You are likely to know the structural item  ‘The Dramatic Question’ (DQ) in story.  Important as the DQ is, it is the tension of opposites in attempting to answer it that brings real power and sophistication to a story.


The dramatic question is a central part of any story but not  in the story -it is in the audience’s mind. It is what keeps them in their seats. The question comes to mind shortly after or at the inciting incident in the story, that event which sets off the protagonist to pursue a path of action leading to the climax where the dramatic question will be answered by the final action of the protagonist. (“Will he be able to prove his innocence in time? – The Fugitive.  “Did she inherit her father’s genius or madness” – Proof).  The real power of the DQ  is in the level of doubt sustained by the audience as to their own prediction of the outcome.

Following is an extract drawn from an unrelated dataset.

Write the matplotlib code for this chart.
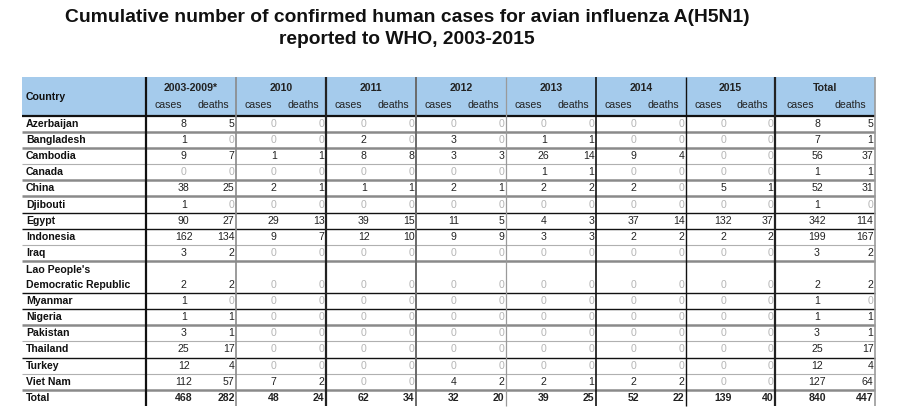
import matplotlib
matplotlib.use("Agg")
import matplotlib.pyplot as plt
from matplotlib.patches import Rectangle

plt.rcParams['font.family'] = ['Liberation Sans', 'DejaVu Sans']

title = "Cumulative number of confirmed human cases for avian influenza A(H5N1)\nreported to WHO, 2003-2015"
periods = ["2003-2009*", "2010", "2011", "2012", "2013", "2014", "2015", "Total"]
countries = ["Azerbaijan", "Bangladesh", "Cambodia", "Canada", "China", "Djibouti",
             "Egypt", "Indonesia", "Iraq", "Lao People's\nDemocratic Republic", "Myanmar",
             "Nigeria", "Pakistan", "Thailand", "Turkey", "Viet Nam", "Total"]
# cases/deaths per period, one row per country
c0309 = [8, 1, 9, 0, 38, 1, 90, 162, 3, 2, 1, 1, 3, 25, 12, 112, 468]
d0309 = [5, 0, 7, 0, 25, 0, 27, 134, 2, 2, 0, 1, 1, 17, 4, 57, 282]
c2010 = [0, 0, 1, 0, 2, 0, 29, 9, 0, 0, 0, 0, 0, 0, 0, 7, 48]
d2010 = [0, 0, 1, 0, 1, 0, 13, 7, 0, 0, 0, 0, 0, 0, 0, 2, 24]
c2011 = [0, 2, 8, 0, 1, 0, 39, 12, 0, 0, 0, 0, 0, 0, 0, 0, 62]
d2011 = [0, 0, 8, 0, 1, 0, 15, 10, 0, 0, 0, 0, 0, 0, 0, 0, 34]
c2012 = [0, 3, 3, 0, 2, 0, 11, 9, 0, 0, 0, 0, 0, 0, 0, 4, 32]
d2012 = [0, 0, 3, 0, 1, 0, 5, 9, 0, 0, 0, 0, 0, 0, 0, 2, 20]
c2013 = [0, 1, 26, 1, 2, 0, 4, 3, 0, 0, 0, 0, 0, 0, 0, 2, 39]
d2013 = [0, 1, 14, 1, 2, 0, 3, 3, 0, 0, 0, 0, 0, 0, 0, 1, 25]
c2014 = [0, 0, 9, 0, 2, 0, 37, 2, 0, 0, 0, 0, 0, 0, 0, 2, 52]
d2014 = [0, 0, 4, 0, 0, 0, 14, 2, 0, 0, 0, 0, 0, 0, 0, 2, 22]
c2015 = [0, 0, 0, 0, 5, 0, 132, 2, 0, 0, 0, 0, 0, 0, 0, 0, 139]
d2015 = [0, 0, 0, 0, 1, 0, 37, 2, 0, 0, 0, 0, 0, 0, 0, 0, 40]
ctot = [8, 7, 56, 1, 52, 1, 342, 199, 3, 2, 1, 1, 3, 25, 12, 127, 840]
dtot = [5, 1, 37, 1, 31, 0, 114, 167, 2, 2, 0, 1, 1, 17, 4, 64, 447]

cases = [c0309, c2010, c2011, c2012, c2013, c2014, c2015, ctot]
deaths = [d0309, d2010, d2011, d2012, d2013, d2014, d2015, dtot]

# ---- layout (pixel space) ----
fig = plt.figure(figsize=(9, 4.2), dpi=100)
ax = fig.add_axes([0, 0, 1, 1])
ax.set_xlim(0, 900)
ax.set_ylim(420, 0)
ax.axis('off')

x_left = 22
group_edges = [146, 236, 326, 416, 506, 596, 686, 775, 875]
head_top, head_bot = 77, 116
row_h = 16.1
row_units = [2 if "\n" in c else 1 for c in countries]
bounds = [head_bot]
for u in row_units:
    bounds.append(bounds[-1] + u * row_h)
bottom = bounds[-1]

ax.text(407, 18, title.split("\n")[0], ha='center', va='center', fontsize=13.9,
        fontweight='bold', color='#111111')
ax.text(407, 40, title.split("\n")[1], ha='center', va='center', fontsize=13.9,
        fontweight='bold', color='#111111')

# header background
ax.add_patch(Rectangle((x_left, head_top), group_edges[-1] - x_left, head_bot - head_top,
                       facecolor='#a5cbec', edgecolor='none', zorder=0))

fs = 7.6
ax.text(x_left + 4, (head_top + head_bot) / 2, "Country", ha='left', va='center',
        fontsize=fs, fontweight='bold', color='#111111')
for i, p in enumerate(periods):
    g0, g1 = group_edges[i], group_edges[i + 1]
    w = g1 - g0
    ax.text((g0 + g1) / 2, 88, p, ha='center', va='center', fontsize=fs,
            fontweight='bold', color='#222222')
    ax.text(g0 + w * 0.25, 105, "cases", ha='center', va='center', fontsize=fs, color='#222222')
    ax.text(g0 + w * 0.75, 105, "deaths", ha='center', va='center', fontsize=fs, color='#222222')

# body
for r, name in enumerate(countries):
    y0, y1 = bounds[r], bounds[r + 1]
    is_total = name == "Total"
    if "\n" in name:
        lines = name.split("\n")
        ax.text(x_left + 4, y0 + (y1 - y0) * 0.28, lines[0], ha='left', va='center',
                fontsize=fs, fontweight='bold', color='#111111')
        ax.text(x_left + 4, y0 + (y1 - y0) * 0.76, lines[1], ha='left', va='center',
                fontsize=fs, fontweight='bold', color='#111111')
        yv = y0 + (y1 - y0) * 0.76
    else:
        ax.text(x_left + 4, (y0 + y1) / 2, name, ha='left', va='center',
                fontsize=fs, fontweight='bold', color='#111111')
        yv = (y0 + y1) / 2
    for i in range(len(periods)):
        g0, g1 = group_edges[i], group_edges[i + 1]
        w = g1 - g0
        cv, dv = cases[i][r], deaths[i][r]
        for val, xx, ha in ((cv, g0 + w * 0.42, 'center'), (dv, g1 - 1.5, 'right')):
            col = '#b5b5b5' if val == 0 else '#222222'
            ax.text(xx, yv, str(val), ha=ha, va='center', fontsize=fs, color=col,
                    fontweight='bold' if is_total else 'normal')

# horizontal rules
hstyles = [('#111111', 1.6),
           ('#8a8a8a', 1.8), ('#8a8a8a', 1.8), ('#b0b0b0', 0.8), ('#8a8a8a', 1.8),
           ('#8a8a8a', 1.8), ('#111111', 1.0), ('#111111', 1.0), ('#b0b0b0', 0.8),
           ('#8a8a8a', 1.8), ('#111111', 1.0), ('#111111', 1.0), ('#8a8a8a', 1.8),
           ('#b0b0b0', 0.8), ('#111111', 1.0), ('#b0b0b0', 0.8), ('#8a8a8a', 1.8)]
for yb, (c, lw) in zip(bounds[:-1], hstyles):
    ax.plot([x_left, group_edges[-1]], [yb, yb], color=c, lw=lw, zorder=2,
            solid_capstyle='butt')

# vertical rules
vstyles = [('#111111', 1.6), ('#8a8a8a', 1.2), ('#222222', 1.6), ('#6a6a6a', 1.4),
           ('#9a9a9a', 0.9), ('#111111', 1.2), ('#111111', 1.0), ('#222222', 1.6),
           ('#9a9a9a', 1.2)]
for xe, (c, lw) in zip(group_edges, vstyles):
    ax.plot([xe, xe], [head_top, bottom], color=c, lw=lw, zorder=3,
            solid_capstyle='butt')

fig.savefig("out.png", dpi=100, facecolor='white')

This is the Tension of Opposites.   If they do not believe their own prediction, then there is doubt.   Doubt is good.

The audience may not be consciously thinking the question aloud but it compels them nonetheless to stay and watch the rest of the story unfold.  Indeed, the question can change, redirect and become more subtle with the protagonist action since we are not talking rules here. Often it is difficult to be absolute about the question and to say it succinctly depending on the movie, play or book.  Audiences will rarely talk about the dramatic question and may not even understand the term but book readers will say  ‘That book  was a real page turner’  meaning the dramatic question was strong.    Within each scene of the work there is a smaller but connected dramatic question that in it’s own way leads the audience to sway one way or the other regarding the central dramatic question.

Structurally a DQ requires a setup, tension between the two sides of that question   and the payoff.    Here’s an example: Will the sergeant in Lady Gregory’s play ‘The Rising of the Moon’ help the revolutionary escape or will he turn him in for the reward?  The setup is the  discovery by the audience that the beggar is actually the revolutionary and the key to the sergeant’s reward. The tension of opposites is how the writer made the audience veer to both sides. At times you think he will and then at others you think he won’t.    A good DQ can win a Pulitzer! The play and film ‘Doubt’ by JP Shanley has the keystone of the dramatic question in the title.  The DQ is Did the priest molest the  pupil? The audience is brought from positive to negative and back again on this question by the writer planting doubt in their minds as to their own prediction of the outcome leading to an ending that divides the audience down the middle.
Watch for Tension of Opposites in your story and the ones you read and watch. Are you moved from one plausible outcome to another? Do you find yourself changing your opinion of what’s going on, despite yourself? If so then you are in a story of sophistication with a writer who has the power to move minds.